Tant’è che, solo dopo la “bufera mediatica” l’assessore si adoperava a trovare una “soluzione” (termine per la scrivente inadeguato in virtù delle finalità del progetto stesso), nella figura di una educatrice per Lorenzo che solo a seguito di mia vibrata replica diventerà (come per magia !!!) l’educatrice di tutti i bimbi del corso, perché la sicurezza viene prima di tutto anche dell’inclusività.

Ma se così fosse tale figura doveva essere già contemplata nel progetto e non proposta come soluzione postuma a due giorni dall’inizio attività.

Ancora mi viene difficile comprendere il motivo per il quale gli spazi utilizzati per l’attività calcio, ovverosia i campi polifunzionali di Praia a Mare, non possano tutelare mio figlio Lorenzo, mentre sono sicuri per gli altri bambini.

È lapalissiano come l’ente comunale non abbia riservato alla scrivente lo stesso trattamento offerto ai genitori di soggetti non disabili.
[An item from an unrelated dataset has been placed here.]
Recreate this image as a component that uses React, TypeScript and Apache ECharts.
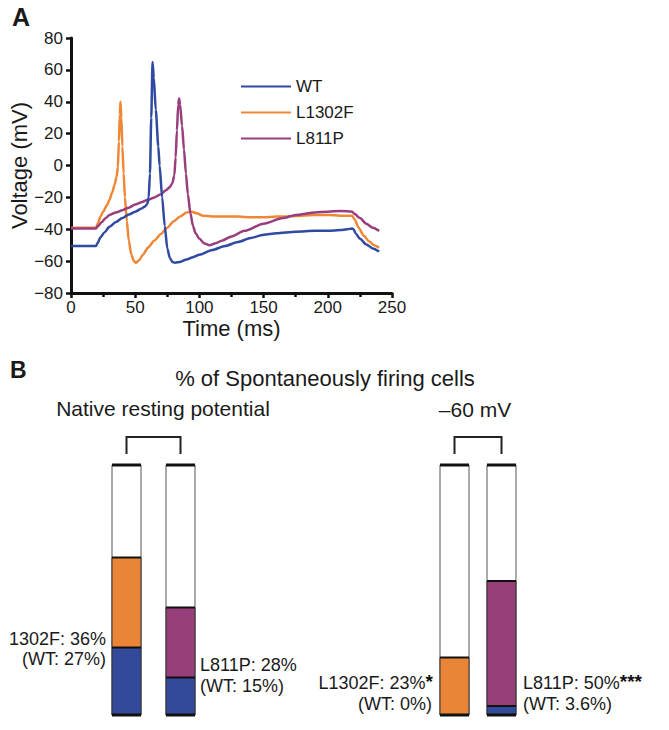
import React, { useEffect, useRef } from 'react';
import * as echarts from 'echarts';

const FONT = '"Liberation Sans", Arial, Helvetica, sans-serif';

// ---------- Panel A: action potential traces ----------
const seriesNames = ['WT', 'L1302F', 'L811P'];
const lineColors = ['#2F4AA0', '#EE8736', '#983E7C'];

const wtTime = [0, 10, 19.5, 20.5, 23, 26, 30, 35, 40, 45, 50, 55, 58, 59.5, 60.5, 61.5, 62.5, 63.5, 64.5, 66, 68, 69, 71, 73, 75, 77, 79, 81, 85, 90, 95, 100, 110, 120, 130, 140, 150, 160, 175, 190, 200, 210, 215, 219, 220, 222, 225, 230, 235, 240];
const wtVolt = [-50.5, -50.5, -50.5, -49, -45, -42, -38.5, -35.5, -33, -30.8, -29, -27, -25.5, -24, -20, -5, 30, 65, 55, 35, 12, 0, -20, -38, -52, -58, -60.5, -61, -60.5, -59, -57.5, -56, -53, -50.5, -48, -45.5, -43.5, -42.5, -41.5, -41, -41, -40.5, -40, -39.5, -40, -43, -46, -49.5, -52, -54];

const l1302fTime = [0, 10, 19.5, 21, 23, 25, 28, 30, 32, 34, 35.5, 36.5, 37.3, 38, 38.5, 39.2, 40, 41, 42, 43.5, 45, 47, 49, 50.5, 53, 56, 60, 65, 70, 75, 80, 85, 90, 94, 98, 103, 110, 120, 130, 140, 150, 160, 170, 180, 190, 200, 210, 219, 221, 224, 228, 232, 236, 240];
const l1302fVolt = [-39, -39, -39, -36, -32, -29, -25, -21.5, -17, -12, -7, -1, 15, 32, 40, 30, 12, -5, -20, -35, -47, -56, -60, -61, -59.5, -56, -51.5, -47, -43, -39, -35, -32, -29.5, -29, -30, -31.5, -32, -32, -32, -32.5, -32.5, -32, -32, -31.5, -31, -31, -31.5, -31.5, -34, -39, -44, -47.5, -50, -51.5];

const l811pTime = [0, 10, 19.5, 21, 24, 27, 30, 35, 40, 45, 50, 55, 60, 65, 70, 74, 77, 79, 80.5, 81.5, 82.5, 83.5, 84.2, 85, 86.5, 88, 89.5, 91, 93, 95, 97, 100, 104, 108, 112, 118, 125, 135, 150, 165, 175, 190, 200, 210, 219, 221, 225, 230, 235, 240];
const l811pVolt = [-39.5, -39.5, -39.5, -38, -35.5, -33, -31, -29.5, -28, -26.5, -24.5, -23, -21.5, -20, -18, -15.5, -13.5, -11, -6, 5, 22, 38, 42, 38, 25, 10, -5, -18, -30, -38, -42.5, -46, -49, -50, -49, -47, -44.5, -41, -36.5, -33, -31, -29.5, -29, -28.5, -29, -30.5, -33, -36.5, -39, -41];

// ---------- Panel B: % of spontaneously firing cells ----------
const mutants = ['L1302F', 'L811P'];
const mutColors = ['#EA8538', '#963F78'];
const wtBarColor = '#33499A';
const nativeWT = [27, 15];
const nativeMut = [36, 28];
const minus60WT = [0, 3.6];
const minus60Mut = [23, 50];

const pairs = (t: number[], v: number[]) => t.map((x, i) => [x, v[i]]);

export default function App() {
  const ref = useRef<HTMLDivElement>(null);

  useEffect(() => {
    document.body.style.margin = '0';
    if (!ref.current) return;
    const chart = echarts.init(ref.current, undefined, { renderer: 'svg' });

    const lineData = [pairs(wtTime, wtVolt), pairs(l1302fTime, l1302fVolt), pairs(l811pTime, l811pVolt)];

    const renderBar = (params: any, api: any) => {
      const i = api.value(0);
      const wt = api.value(1);
      const mut = api.value(2);
      const base = api.coord([i, 0]);
      const top = api.coord([i, 100]);
      const p1 = api.coord([i, wt]);
      const p2 = api.coord([i, wt + mut]);
      const w = 29;
      const cx = base[0];
      const x0 = cx - w / 2;
      const children: any[] = [
        { type: 'rect', shape: { x: x0, y: top[1], width: w, height: base[1] - top[1] }, style: { fill: '#fff', stroke: '#555', lineWidth: 1 } },
      ];
      if (wt > 0) {
        children.push({ type: 'rect', shape: { x: x0, y: p1[1], width: w, height: base[1] - p1[1] }, style: { fill: wtBarColor, stroke: '#333', lineWidth: 1 } });
      }
      children.push({ type: 'rect', shape: { x: x0, y: p2[1], width: w, height: p1[1] - p2[1] }, style: { fill: mutColors[i], stroke: '#333', lineWidth: 1 } });
      if (wt > 0) {
        children.push({ type: 'line', shape: { x1: x0, y1: p1[1], x2: x0 + w, y2: p1[1] }, style: { stroke: '#111', lineWidth: 2 } });
      }
      children.push({ type: 'line', shape: { x1: x0, y1: p2[1], x2: x0 + w, y2: p2[1] }, style: { stroke: '#111', lineWidth: 2 } });
      children.push({ type: 'line', shape: { x1: x0, y1: top[1], x2: x0 + w, y2: top[1] }, style: { stroke: '#111', lineWidth: 3 } });
      children.push({ type: 'line', shape: { x1: x0, y1: base[1], x2: x0 + w, y2: base[1] }, style: { stroke: '#111', lineWidth: 3 } });
      if (i === 0) {
        const other = api.coord([1, 100]);
        children.push({
          type: 'polyline',
          shape: { points: [[cx, top[1] - 11], [cx, top[1] - 28], [other[0], top[1] - 28], [other[0], top[1] - 11]] },
          style: { stroke: '#222', lineWidth: 2, fill: 'none' },
        });
      }
      return { type: 'group', children };
    };

    const txt = (text: string, x: number, y: number, size: number, align: string = 'left', weight: string = 'normal') => ({
      type: 'text',
      x,
      y,
      style: { text, fontSize: size, fontFamily: FONT, fontWeight: weight, fill: '#1a1a1a', textAlign: align, textVerticalAlign: 'middle' },
    });
    const starTxt = (main: string, stars: string, x: number, y: number, align: string) => ({
      type: 'text',
      x,
      y,
      style: {
        text: `{a|${main}}{s|${stars}}`,
        textAlign: align,
        textVerticalAlign: 'middle',
        rich: {
          a: { fontSize: 18, fontFamily: FONT, fill: '#1a1a1a' },
          s: { fontSize: 19, fontFamily: FONT, fontWeight: 'bold', fill: '#111', padding: [0, 0, 4, 0] },
        },
      },
    });

    chart.setOption({
      animation: false,
      textStyle: { fontFamily: FONT },
      legend: {
        data: seriesNames,
        orient: 'vertical',
        left: 236,
        top: 73,
        icon: 'rect',
        itemWidth: 50,
        itemHeight: 2,
        itemGap: 9,
        textStyle: { fontSize: 17, color: '#1a1a1a', fontFamily: FONT },
      },
      grid: [
        { left: 71, top: 38, width: 321, height: 255 },
        { left: 99.5, top: 465, width: 108, height: 250 },
        { left: 431, top: 465, width: 94, height: 250 },
      ],
      xAxis: [
        {
          type: 'value', gridIndex: 0, min: 0, max: 250, interval: 50,
          name: 'Time (ms)', nameLocation: 'middle', nameGap: 24,
          nameTextStyle: { fontSize: 22, color: '#1a1a1a', fontFamily: FONT },
          axisLine: { onZero: false, lineStyle: { color: '#111', width: 3 } },
          axisTick: { show: true, length: 5, lineStyle: { color: '#111', width: 2.5 } },
          minorTick: { show: true, splitNumber: 2, length: 4, lineStyle: { color: '#111', width: 2.5 } },
          splitLine: { show: false },
          axisLabel: { fontSize: 17, color: '#1a1a1a', margin: 6, fontFamily: FONT },
        },
        { type: 'category', gridIndex: 1, data: mutants, show: false },
        { type: 'category', gridIndex: 2, data: mutants, show: false },
      ],
      yAxis: [
        {
          type: 'value', gridIndex: 0, min: -80, max: 80, interval: 20,
          name: 'Voltage (mV)', nameLocation: 'middle', nameGap: 37,
          nameTextStyle: { fontSize: 22, color: '#1a1a1a', fontFamily: FONT },
          axisLine: { show: true, onZero: false, lineStyle: { color: '#111', width: 3 } },
          axisTick: { show: true, length: 5, lineStyle: { color: '#111', width: 2.5 } },
          splitLine: { show: false },
          axisLabel: { fontSize: 17, color: '#1a1a1a', margin: 8, fontFamily: FONT, formatter: (v: number) => (v < 0 ? '\u2212' + Math.abs(v) : String(v)) },
        },
        { type: 'value', gridIndex: 1, min: 0, max: 100, show: false },
        { type: 'value', gridIndex: 2, min: 0, max: 100, show: false },
      ],
      series: [
        ...seriesNames.map((name, k) => ({
          name,
          type: 'line',
          xAxisIndex: 0,
          yAxisIndex: 0,
          data: lineData[k],
          showSymbol: false,
          smooth: 0.25,
          smoothMonotone: 'x',
          lineStyle: { color: lineColors[k], width: 2.5 },
          itemStyle: { color: lineColors[k] },
          z: k === 0 ? 4 : 3,
        })),
        {
          type: 'custom',
          xAxisIndex: 1,
          yAxisIndex: 1,
          clip: false,
          renderItem: renderBar,
          data: mutants.map((_, i) => [i, nativeWT[i], nativeMut[i]]),
        },
        {
          type: 'custom',
          xAxisIndex: 2,
          yAxisIndex: 2,
          clip: false,
          renderItem: renderBar,
          data: mutants.map((_, i) => [i, minus60WT[i], minus60Mut[i]]),
        },
      ],
      graphic: [
        txt('A', 12, 17, 25, 'left', 'bold'),
        txt('B', 10, 370, 23, 'left', 'bold'),
        txt('% of Spontaneously firing cells', 325, 378, 22, 'center'),
        txt('Native resting potential', 163, 408, 21, 'center'),
        txt('\u201360 mV', 475, 409, 21, 'center'),
        txt('1302F: 36%', 106, 639, 18, 'right'),
        txt('(WT: 27%)', 106, 659, 18, 'right'),
        txt('L811P: 28%', 200, 665, 18, 'left'),
        txt('(WT: 15%)', 200, 686, 18, 'left'),
        starTxt('L1302F: 23%', '*', 433, 683, 'right'),
        txt('(WT: 0%)', 432, 704, 18, 'right'),
        starTxt('L811P: 50%', '***', 523, 683, 'left'),
        txt('(WT: 3.6%)', 523, 704, 18, 'left'),
      ],
    });

    return () => chart.dispose();
  }, []);

  return <div ref={ref} style={{ width: 669, height: 730 }} />;
}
Eppure la nostra Carta Costituzionale – sebbene risalente al lontano 1948 -, nonché le successive leggi nazionali e internazionali in materia di disabilità e di diritti umani rappresentano il baluardo per l’eliminazione di qualsivoglia discriminazione.

Pertanto, alla luce di quanto sopra narrato, risulta evidente e lecita l’attuale mia volontà di non far frequentare a Lorenzo l’attività calcio promossa dal centro comunale socio-educativo di Praia a Mare.
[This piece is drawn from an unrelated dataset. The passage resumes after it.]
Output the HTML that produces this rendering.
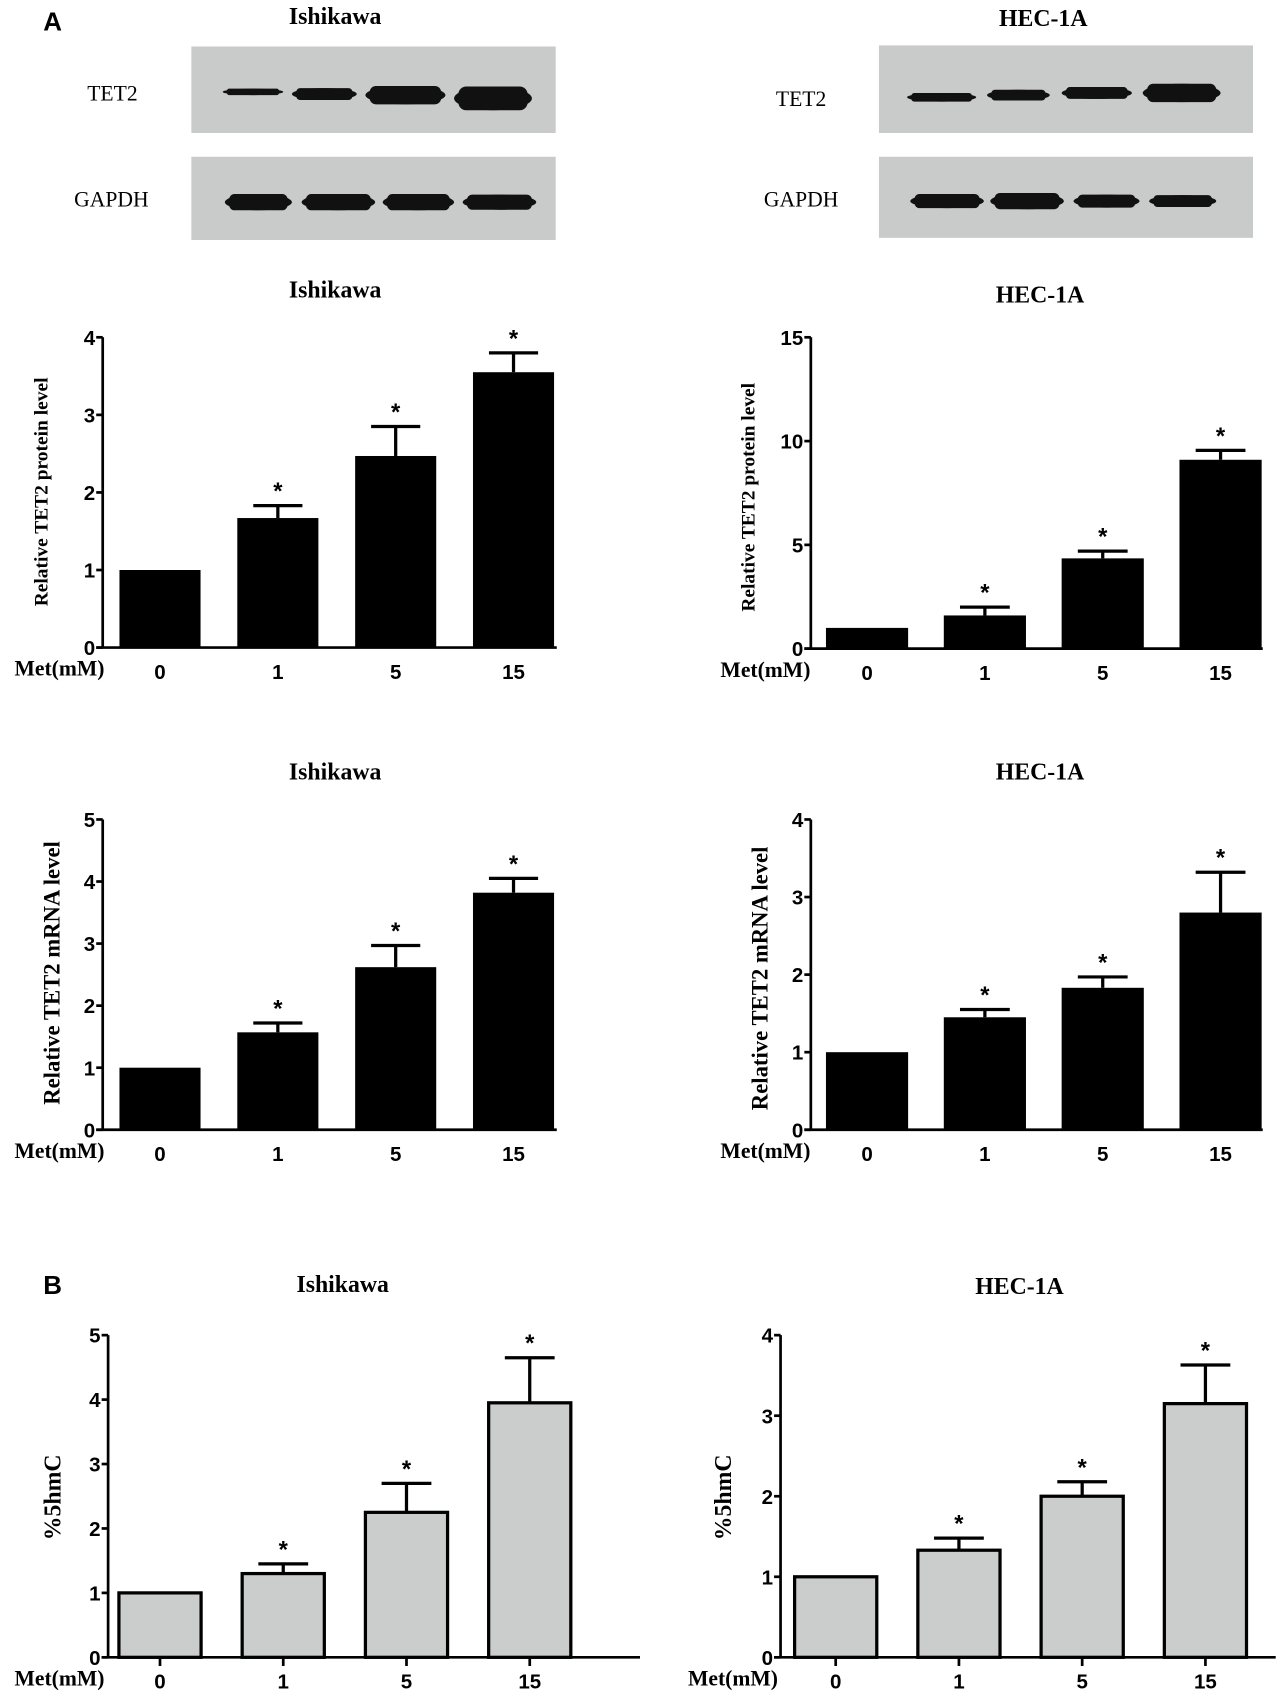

Lorenzo merita, indubbiamente, un’accoglienza diversa che, in questi giorni, gli è stata già manifestata e tributata da numerose scuole calcio, esistenti nella provincia di Cosenza, alle quali vanno i miei più sentiti pubblici ringraziamenti.

Mi auguro che la protagonista di detta spiacevole vicenda si assuma tutte le responsabilità civili e penali del caso e abbia, quantomeno, il buon senso di chiedere pubblicamente scusa a Lorenzo e alla categoria che egli rappresenta, affinché il “rappresentare con attenzione ed inclusività” non rimanga, ahimè, una bella frase “ad effetto”, ma trovi applicazione nella
quotidianità.

Preannuncio di riservarmi sin d’ora ogni azione penale e civile a tutela di Lorenzo, al fine di vedere affermati i propri diritti, ricorrendo alla produzione, nelle competenti sedi giudiziarie, di prove e documenti che non si prestano a fantasiose interpretazioni.